For the filling, I used a simple chocolate ganache, flavoured with more raspberry puree.
To make the raspberry puree, just pulse a small handful of berries in a food processor and then strain the puree.
Raspberry Chocolate French Macarons
Light, airy with a delicate raspberry flavour, these Raspberry Chocolate French Macarons are another french classic, which just melt in your mouth.
Servings: 24
Ingredients
- Macarons:
- 1 cup icing sugar
- 3/4 cup almond flour
- 2 large egg whites room temperature
- 1/4 cup fine sugar
- 1 tablespoon fresh raspberry puree
- Filling:
- 85 g semisweet chocolate chips
- 1/3 cup heavy cream
- 1 tablespoon unsalted butter
- 1 tablespoon fresh raspberry puree
Instructions
- Pulse icing sugar and almond flour in a food processor until combined. Sift mixture 2 times.

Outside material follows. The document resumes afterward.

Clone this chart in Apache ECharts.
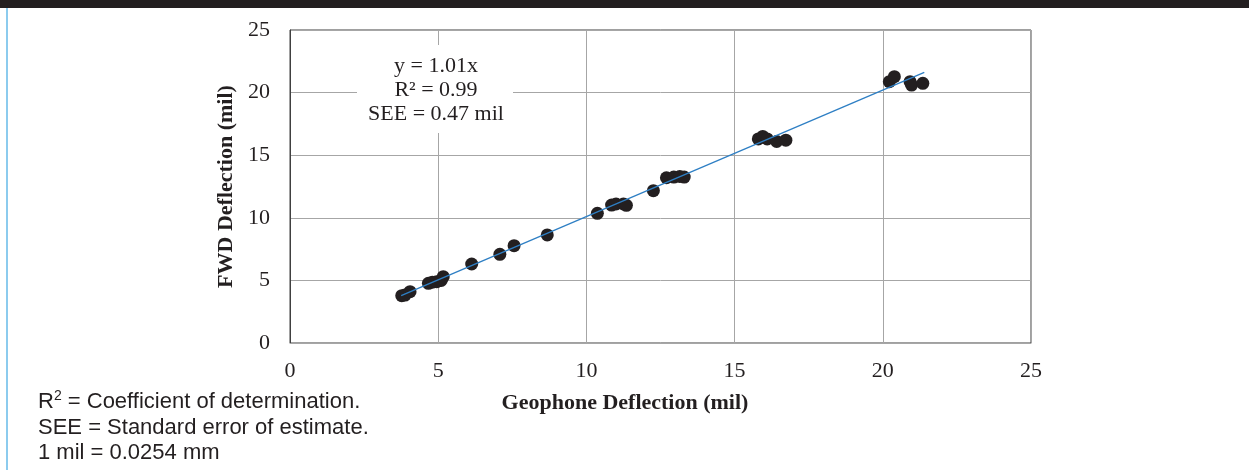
<!DOCTYPE html>
<html>
<head>
<meta charset="utf-8">
<script src="https://cdn.jsdelivr.net/npm/echarts@6/dist/echarts.min.js"></script>
<style>
html,body{margin:0;padding:0;background:#fff;}
#c{width:1249px;height:470px;}
</style>
</head>
<body>
<div id="c"></div>
<script>
// Measured points (Geophone deflection vs FWD deflection, mil)
const geophoneX = [3.77,3.88,4.05,4.67,4.8,4.95,5.1,5.17,6.13,7.08,7.56,8.68,10.37,10.85,11.0,11.25,11.35,12.26,12.7,12.95,13.15,13.3,15.8,15.95,16.1,16.42,16.73,20.22,20.39,20.92,20.97,21.35];
const fwdY =      [3.78,3.83,4.1,4.77,4.85,4.9,5.0,5.3,6.31,7.08,7.77,8.63,10.36,11.02,11.1,11.1,11.0,12.17,13.2,13.25,13.3,13.25,16.3,16.5,16.3,16.1,16.2,20.87,21.27,20.87,20.6,20.74];
// Trend line end points (y = 1.01x)
const trendX = [3.75, 21.4];
const trendY = [3.79, 21.61];
const axisTicks = [0, 5, 10, 15, 20, 25];
const annotationLines = ['y = 1.01x', 'R² = 0.99', 'SEE = 0.47 mil'];
const xTitle = 'Geophone Deflection (mil)';
const yTitle = 'FWD Deflection (mil)';

const serif = "'Liberation Serif','Times New Roman',serif";
const sans = "'Liberation Sans',Arial,sans-serif";
const ink = '#231f20';

const chart = echarts.init(document.getElementById('c'), null, {renderer: 'canvas'});
const pts = geophoneX.map((x, i) => [x, fwdY[i]]);
const trend = trendX.map((x, i) => [x, trendY[i]]);

chart.setOption({
  animation: false,
  backgroundColor: '#fff',
  grid: {left: 290, right: 218, top: 30, bottom: 127, show: true, borderColor: '#404040', borderWidth: 1},
  xAxis: {
    type: 'value', min: axisTicks[0], max: axisTicks[axisTicks.length - 1], interval: 5,
    axisLine: {show: true, lineStyle: {color: '#a6a6a6', width: 1}},
    axisTick: {show: false},
    axisLabel: {color: ink, fontFamily: serif, fontSize: 22, margin: 17},
    splitLine: {show: true, lineStyle: {color: '#a6a6a6', width: 1}}
  },
  yAxis: {
    type: 'value', min: axisTicks[0], max: axisTicks[axisTicks.length - 1], interval: 5,
    name: yTitle, nameLocation: 'middle', nameGap: 41, nameRotate: 90,
    nameTextStyle: {color: ink, fontFamily: serif, fontSize: 22, fontWeight: 'bold'},
    axisLine: {show: true, lineStyle: {color: '#404040', width: 1}},
    axisTick: {show: false},
    axisLabel: {color: ink, fontFamily: serif, fontSize: 22, margin: 20},
    splitLine: {show: true, lineStyle: {color: '#a6a6a6', width: 1}}
  },
  series: [
    {
      type: 'line', data: trend, symbol: 'none', z: 3,
      lineStyle: {color: '#2e7fc4', width: 1.3}
    },
    {
      type: 'scatter', data: pts, symbol: 'circle', symbolSize: 13, z: 2,
      itemStyle: {color: ink, opacity: 1}
    }
  ],
  graphic: [
    {type: 'rect', left: 0, top: 0, shape: {width: 1249, height: 8}, style: {fill: ink}},
    {type: 'rect', left: 6, top: 8, shape: {width: 2, height: 462}, style: {fill: '#8ccbee'}},
    {type: 'rect', left: 357, top: 45, z: 10, shape: {width: 156, height: 88}, style: {fill: '#fff'}},
    {type: 'text', x: 436, y: 66, z: 11, style: {text: annotationLines[0], fill: ink, font: '22px ' + serif, textAlign: 'center', textVerticalAlign: 'middle'}},
    {type: 'text', x: 436, y: 90, z: 11, style: {text: annotationLines[1], fill: ink, font: '22px ' + serif, textAlign: 'center', textVerticalAlign: 'middle'}},
    {type: 'text', x: 436, y: 114, z: 11, style: {text: annotationLines[2], fill: ink, font: '22px ' + serif, textAlign: 'center', textVerticalAlign: 'middle'}},
    {type: 'text', x: 625, y: 403, style: {text: xTitle, fill: ink, font: 'bold 22px ' + serif, textAlign: 'center', textVerticalAlign: 'middle'}},
    {type: 'text', x: 38, y: 402, style: {
      text: '{a|R}{s|2}{a| = Coefficient of determination.}',
      textVerticalAlign: 'middle',
      rich: {
        a: {fontFamily: sans, fontSize: 22, fill: ink, color: ink},
        s: {fontFamily: sans, fontSize: 14, fill: ink, color: ink, verticalAlign: 'top', padding: [0, 0, 11, 0]}
      }
    }},
    {type: 'text', x: 38, y: 428, style: {text: 'SEE = Standard error of estimate.', fill: ink, font: '22px ' + sans, textVerticalAlign: 'middle'}},
    {type: 'text', x: 38, y: 453, style: {text: '1 mil = 0.0254 mm', fill: ink, font: '22px ' + sans, textVerticalAlign: 'middle'}}
  ]
});
</script>
</body>
</html>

- Whisk whites with a mixer on medium speed until foamy.
- Reduce speed to low; add sugar. Increase speed to high; whisk until stiff peaks form, about 8 minutes.
- Fold in the fresh raspberry puree
- Sift flour mixture over whites; fold until smooth and shiny.

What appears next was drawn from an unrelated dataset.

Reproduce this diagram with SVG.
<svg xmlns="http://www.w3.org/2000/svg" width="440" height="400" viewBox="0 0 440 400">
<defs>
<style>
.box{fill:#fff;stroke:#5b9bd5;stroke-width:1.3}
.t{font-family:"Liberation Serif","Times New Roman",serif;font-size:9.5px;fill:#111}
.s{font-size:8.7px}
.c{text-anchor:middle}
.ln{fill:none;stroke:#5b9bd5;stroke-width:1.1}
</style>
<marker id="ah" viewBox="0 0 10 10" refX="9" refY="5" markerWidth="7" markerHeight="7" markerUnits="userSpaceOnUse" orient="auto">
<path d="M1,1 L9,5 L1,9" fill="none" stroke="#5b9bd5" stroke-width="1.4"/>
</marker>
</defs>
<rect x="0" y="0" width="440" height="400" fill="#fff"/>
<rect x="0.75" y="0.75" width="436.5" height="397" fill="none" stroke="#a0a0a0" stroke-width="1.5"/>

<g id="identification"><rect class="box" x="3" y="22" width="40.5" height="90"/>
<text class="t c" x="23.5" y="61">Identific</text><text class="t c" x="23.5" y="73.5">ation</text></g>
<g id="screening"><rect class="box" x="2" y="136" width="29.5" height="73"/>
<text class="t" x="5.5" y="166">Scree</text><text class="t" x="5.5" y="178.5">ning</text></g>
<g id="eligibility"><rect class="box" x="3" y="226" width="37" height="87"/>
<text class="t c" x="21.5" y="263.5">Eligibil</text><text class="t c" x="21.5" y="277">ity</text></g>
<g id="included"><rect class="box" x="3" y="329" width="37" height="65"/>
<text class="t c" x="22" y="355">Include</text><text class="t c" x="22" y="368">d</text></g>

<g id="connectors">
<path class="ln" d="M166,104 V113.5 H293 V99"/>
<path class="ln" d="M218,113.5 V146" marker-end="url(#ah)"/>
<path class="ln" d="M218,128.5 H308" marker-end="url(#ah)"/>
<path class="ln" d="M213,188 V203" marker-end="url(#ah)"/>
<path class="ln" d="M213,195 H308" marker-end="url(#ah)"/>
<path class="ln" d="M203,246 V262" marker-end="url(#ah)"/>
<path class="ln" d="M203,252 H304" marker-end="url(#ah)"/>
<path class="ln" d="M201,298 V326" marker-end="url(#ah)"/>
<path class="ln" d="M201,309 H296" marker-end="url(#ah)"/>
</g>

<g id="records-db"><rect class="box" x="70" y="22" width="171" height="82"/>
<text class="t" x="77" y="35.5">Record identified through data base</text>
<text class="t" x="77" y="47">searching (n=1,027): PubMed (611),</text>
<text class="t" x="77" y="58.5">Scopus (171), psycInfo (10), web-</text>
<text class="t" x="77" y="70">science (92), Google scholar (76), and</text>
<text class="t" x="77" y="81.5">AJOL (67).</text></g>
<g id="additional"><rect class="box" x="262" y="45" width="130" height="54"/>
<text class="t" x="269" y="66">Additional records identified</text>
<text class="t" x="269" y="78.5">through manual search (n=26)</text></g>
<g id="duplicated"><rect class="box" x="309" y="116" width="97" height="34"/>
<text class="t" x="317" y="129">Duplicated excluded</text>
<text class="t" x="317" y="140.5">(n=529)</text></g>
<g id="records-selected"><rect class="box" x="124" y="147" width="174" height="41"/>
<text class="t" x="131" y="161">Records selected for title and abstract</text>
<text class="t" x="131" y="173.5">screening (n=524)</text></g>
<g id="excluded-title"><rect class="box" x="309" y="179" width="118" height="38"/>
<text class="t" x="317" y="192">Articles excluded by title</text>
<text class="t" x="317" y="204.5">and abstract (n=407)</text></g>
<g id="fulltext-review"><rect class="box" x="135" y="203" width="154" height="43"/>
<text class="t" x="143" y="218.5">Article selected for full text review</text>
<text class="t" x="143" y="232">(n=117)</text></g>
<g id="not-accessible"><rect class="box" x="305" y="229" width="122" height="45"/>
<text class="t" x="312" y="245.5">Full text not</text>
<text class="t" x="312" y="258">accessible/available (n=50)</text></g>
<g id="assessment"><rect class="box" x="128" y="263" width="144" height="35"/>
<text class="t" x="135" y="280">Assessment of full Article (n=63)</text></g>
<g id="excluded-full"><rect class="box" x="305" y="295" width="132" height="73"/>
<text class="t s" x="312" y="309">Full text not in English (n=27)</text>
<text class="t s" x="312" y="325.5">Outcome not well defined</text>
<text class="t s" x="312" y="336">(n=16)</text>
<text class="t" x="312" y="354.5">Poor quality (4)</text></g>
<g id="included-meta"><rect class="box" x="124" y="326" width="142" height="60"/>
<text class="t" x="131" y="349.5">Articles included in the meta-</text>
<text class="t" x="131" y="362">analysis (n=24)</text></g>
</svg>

- Transfer batter to a pastry bag fitted with a 1/2-inch plain round tip; pipe 3/4-inch rounds 1 inch apart on parchment-lined baking sheets, dragging tip to sides rather than forming peaks.
- Tap sheets on work surface to release trapped air. Let stand for 30 minutes.
- Preheat 325 degrees.
- Bake 1 sheet at a time, rotating halfway through, until crisp and firm, about 12 minutes.
- Let cool on sheets for 2 to 3 minutes. Transfer to a wire rack; let cool completely.
- - Filling:
- Add the chocolate and butter to a medium bowl. In a small saucepan, heat the cream just until it comes to a simmer. Pour the hot cream over the chocolate and allow to rest for five minutes. Stir the chocolate until the mixture is smooth. Stir in the raspberry puree.
- Let stand at room temperature until cooled completely and thickened.
- Fill a pastry bag fitted with a round tip with the ganache and pipe or spoon ganache onto half of the cookie bottoms. Sandwich the cookie halves together.
- Enjoy immediately or store in an airtight container in the refrigerator for up to one week.